■ **Task brief**
Go through the records and extract every line with the word "this".

┌──

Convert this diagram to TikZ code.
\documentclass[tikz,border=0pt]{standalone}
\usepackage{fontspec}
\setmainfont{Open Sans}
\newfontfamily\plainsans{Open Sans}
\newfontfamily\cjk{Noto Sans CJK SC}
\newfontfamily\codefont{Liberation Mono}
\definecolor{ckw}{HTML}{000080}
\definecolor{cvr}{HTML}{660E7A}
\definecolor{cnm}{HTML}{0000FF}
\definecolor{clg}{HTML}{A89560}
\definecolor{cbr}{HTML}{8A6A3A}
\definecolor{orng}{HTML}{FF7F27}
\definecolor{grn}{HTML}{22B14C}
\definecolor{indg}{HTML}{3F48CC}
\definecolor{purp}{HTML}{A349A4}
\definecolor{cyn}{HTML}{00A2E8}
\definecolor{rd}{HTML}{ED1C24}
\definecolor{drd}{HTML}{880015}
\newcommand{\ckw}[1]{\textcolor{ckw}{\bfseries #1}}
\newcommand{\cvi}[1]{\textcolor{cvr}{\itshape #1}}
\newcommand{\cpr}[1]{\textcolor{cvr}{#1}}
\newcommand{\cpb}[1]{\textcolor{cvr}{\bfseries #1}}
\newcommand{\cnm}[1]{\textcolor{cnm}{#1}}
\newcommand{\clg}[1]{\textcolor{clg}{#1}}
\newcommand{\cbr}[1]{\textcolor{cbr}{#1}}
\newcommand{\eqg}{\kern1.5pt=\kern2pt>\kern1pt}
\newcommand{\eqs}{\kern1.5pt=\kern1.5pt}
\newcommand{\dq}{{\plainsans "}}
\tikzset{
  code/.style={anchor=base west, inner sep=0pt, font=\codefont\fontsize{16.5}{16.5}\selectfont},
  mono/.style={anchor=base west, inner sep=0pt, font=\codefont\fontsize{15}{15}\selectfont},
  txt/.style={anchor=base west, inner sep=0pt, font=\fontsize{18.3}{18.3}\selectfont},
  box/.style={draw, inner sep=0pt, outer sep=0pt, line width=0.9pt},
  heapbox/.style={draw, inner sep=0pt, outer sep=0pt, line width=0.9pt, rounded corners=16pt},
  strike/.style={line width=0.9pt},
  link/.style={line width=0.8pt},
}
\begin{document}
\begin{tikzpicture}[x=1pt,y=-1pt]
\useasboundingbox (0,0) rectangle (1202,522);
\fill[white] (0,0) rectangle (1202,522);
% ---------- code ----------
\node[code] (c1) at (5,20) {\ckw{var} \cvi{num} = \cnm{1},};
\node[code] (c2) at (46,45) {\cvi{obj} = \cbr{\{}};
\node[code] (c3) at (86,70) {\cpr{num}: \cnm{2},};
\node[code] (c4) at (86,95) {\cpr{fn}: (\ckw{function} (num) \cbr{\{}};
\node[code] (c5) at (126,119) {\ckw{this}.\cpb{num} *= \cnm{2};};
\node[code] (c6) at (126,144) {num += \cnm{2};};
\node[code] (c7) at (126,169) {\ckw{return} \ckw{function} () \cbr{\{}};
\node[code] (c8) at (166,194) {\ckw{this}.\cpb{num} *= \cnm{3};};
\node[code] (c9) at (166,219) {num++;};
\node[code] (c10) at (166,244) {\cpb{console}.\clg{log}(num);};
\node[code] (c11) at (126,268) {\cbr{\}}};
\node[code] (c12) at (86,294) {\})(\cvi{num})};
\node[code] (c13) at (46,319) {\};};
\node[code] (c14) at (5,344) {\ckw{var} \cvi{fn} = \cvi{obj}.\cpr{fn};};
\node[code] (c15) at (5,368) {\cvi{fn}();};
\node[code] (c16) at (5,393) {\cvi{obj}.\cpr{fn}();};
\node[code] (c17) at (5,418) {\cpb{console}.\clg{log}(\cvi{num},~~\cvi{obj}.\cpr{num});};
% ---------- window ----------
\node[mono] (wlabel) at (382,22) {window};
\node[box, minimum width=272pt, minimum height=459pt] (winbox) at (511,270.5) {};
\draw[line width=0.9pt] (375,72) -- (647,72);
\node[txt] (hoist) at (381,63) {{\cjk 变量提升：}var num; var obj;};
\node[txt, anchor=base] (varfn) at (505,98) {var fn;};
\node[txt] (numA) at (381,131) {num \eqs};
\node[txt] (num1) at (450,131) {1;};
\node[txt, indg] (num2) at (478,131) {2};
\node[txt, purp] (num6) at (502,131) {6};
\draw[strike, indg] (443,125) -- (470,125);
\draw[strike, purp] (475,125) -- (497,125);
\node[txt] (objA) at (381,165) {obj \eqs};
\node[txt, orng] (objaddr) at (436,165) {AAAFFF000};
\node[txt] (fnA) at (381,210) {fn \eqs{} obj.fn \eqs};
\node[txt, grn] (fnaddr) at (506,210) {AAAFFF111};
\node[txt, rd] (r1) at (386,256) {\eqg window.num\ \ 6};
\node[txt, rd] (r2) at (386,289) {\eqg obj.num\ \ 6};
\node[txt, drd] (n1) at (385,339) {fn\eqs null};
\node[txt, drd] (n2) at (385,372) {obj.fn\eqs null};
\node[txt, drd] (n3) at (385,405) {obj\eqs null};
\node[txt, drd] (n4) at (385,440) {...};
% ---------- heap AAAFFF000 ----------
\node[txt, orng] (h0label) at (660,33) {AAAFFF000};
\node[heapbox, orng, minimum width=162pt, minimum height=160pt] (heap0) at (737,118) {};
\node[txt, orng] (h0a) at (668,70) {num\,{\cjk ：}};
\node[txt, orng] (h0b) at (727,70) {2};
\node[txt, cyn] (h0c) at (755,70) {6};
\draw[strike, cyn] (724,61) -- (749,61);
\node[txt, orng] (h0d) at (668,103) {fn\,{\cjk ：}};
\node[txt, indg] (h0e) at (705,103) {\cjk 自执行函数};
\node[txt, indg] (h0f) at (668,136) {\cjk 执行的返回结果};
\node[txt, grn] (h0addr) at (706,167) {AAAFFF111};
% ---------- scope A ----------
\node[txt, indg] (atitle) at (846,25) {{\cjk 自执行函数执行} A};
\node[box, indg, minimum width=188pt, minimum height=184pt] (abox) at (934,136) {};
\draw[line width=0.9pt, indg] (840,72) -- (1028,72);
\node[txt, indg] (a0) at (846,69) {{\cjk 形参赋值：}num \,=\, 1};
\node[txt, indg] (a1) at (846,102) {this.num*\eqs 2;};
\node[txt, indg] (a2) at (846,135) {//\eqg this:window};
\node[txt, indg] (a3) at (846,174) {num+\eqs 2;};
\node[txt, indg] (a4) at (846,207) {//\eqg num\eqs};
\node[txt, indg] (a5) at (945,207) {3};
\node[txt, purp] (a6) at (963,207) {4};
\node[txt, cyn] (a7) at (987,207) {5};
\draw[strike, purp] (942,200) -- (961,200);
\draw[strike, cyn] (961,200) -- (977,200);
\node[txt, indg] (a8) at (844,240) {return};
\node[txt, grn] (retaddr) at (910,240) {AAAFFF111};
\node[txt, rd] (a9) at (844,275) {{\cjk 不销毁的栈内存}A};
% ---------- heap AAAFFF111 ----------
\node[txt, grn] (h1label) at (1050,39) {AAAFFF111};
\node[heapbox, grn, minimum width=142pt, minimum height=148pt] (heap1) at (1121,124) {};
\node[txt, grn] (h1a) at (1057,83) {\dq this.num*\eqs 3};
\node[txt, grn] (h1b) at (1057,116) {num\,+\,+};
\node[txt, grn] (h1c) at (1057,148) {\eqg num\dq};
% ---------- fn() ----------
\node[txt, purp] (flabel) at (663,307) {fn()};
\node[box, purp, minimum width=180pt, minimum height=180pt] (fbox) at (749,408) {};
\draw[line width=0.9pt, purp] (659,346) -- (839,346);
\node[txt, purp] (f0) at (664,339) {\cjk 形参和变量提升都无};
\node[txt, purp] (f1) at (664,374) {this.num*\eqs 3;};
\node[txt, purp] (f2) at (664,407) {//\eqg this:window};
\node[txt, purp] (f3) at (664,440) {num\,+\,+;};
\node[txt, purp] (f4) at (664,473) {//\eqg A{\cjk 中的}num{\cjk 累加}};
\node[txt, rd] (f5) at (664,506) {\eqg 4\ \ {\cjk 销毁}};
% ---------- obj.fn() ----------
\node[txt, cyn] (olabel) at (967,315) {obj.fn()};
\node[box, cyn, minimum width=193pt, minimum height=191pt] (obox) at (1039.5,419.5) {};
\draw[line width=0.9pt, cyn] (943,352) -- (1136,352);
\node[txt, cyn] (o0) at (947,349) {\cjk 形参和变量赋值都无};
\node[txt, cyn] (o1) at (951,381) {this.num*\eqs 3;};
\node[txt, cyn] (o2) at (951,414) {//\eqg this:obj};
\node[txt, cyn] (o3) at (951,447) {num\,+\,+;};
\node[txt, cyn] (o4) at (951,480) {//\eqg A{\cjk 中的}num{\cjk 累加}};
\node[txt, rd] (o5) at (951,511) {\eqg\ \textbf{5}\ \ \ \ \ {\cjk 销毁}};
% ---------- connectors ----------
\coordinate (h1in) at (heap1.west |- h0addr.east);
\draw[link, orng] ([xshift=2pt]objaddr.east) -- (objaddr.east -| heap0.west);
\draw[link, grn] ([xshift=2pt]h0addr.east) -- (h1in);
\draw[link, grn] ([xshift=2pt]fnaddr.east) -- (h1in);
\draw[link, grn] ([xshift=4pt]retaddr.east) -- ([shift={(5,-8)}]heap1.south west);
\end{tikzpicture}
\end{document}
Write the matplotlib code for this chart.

└──

■ **Solved exercise**
Convert this diagram to TikZ code.
\node[code] (c5) at (126,119) {\ckw{this}.\cpb{num} *= \cnm{2};};
\node[code] (c8) at (166,194) {\ckw{this}.\cpb{num} *= \cnm{3};};
\node[txt, indg] (a1) at (846,102) {this.num*\eqs 2;};
\node[txt, indg] (a2) at (846,135) {//\eqg this:window};
\node[txt, grn] (h1a) at (1057,83) {\dq this.num*\eqs 3};
\node[txt, purp] (f1) at (664,374) {this.num*\eqs 3;};
\node[txt, purp] (f2) at (664,407) {//\eqg this:window};
\node[txt, cyn] (o1) at (951,381) {this.num*\eqs 3;};
\node[txt, cyn] (o2) at (951,414) {//\eqg this:obj};
Write the matplotlib code for this chart.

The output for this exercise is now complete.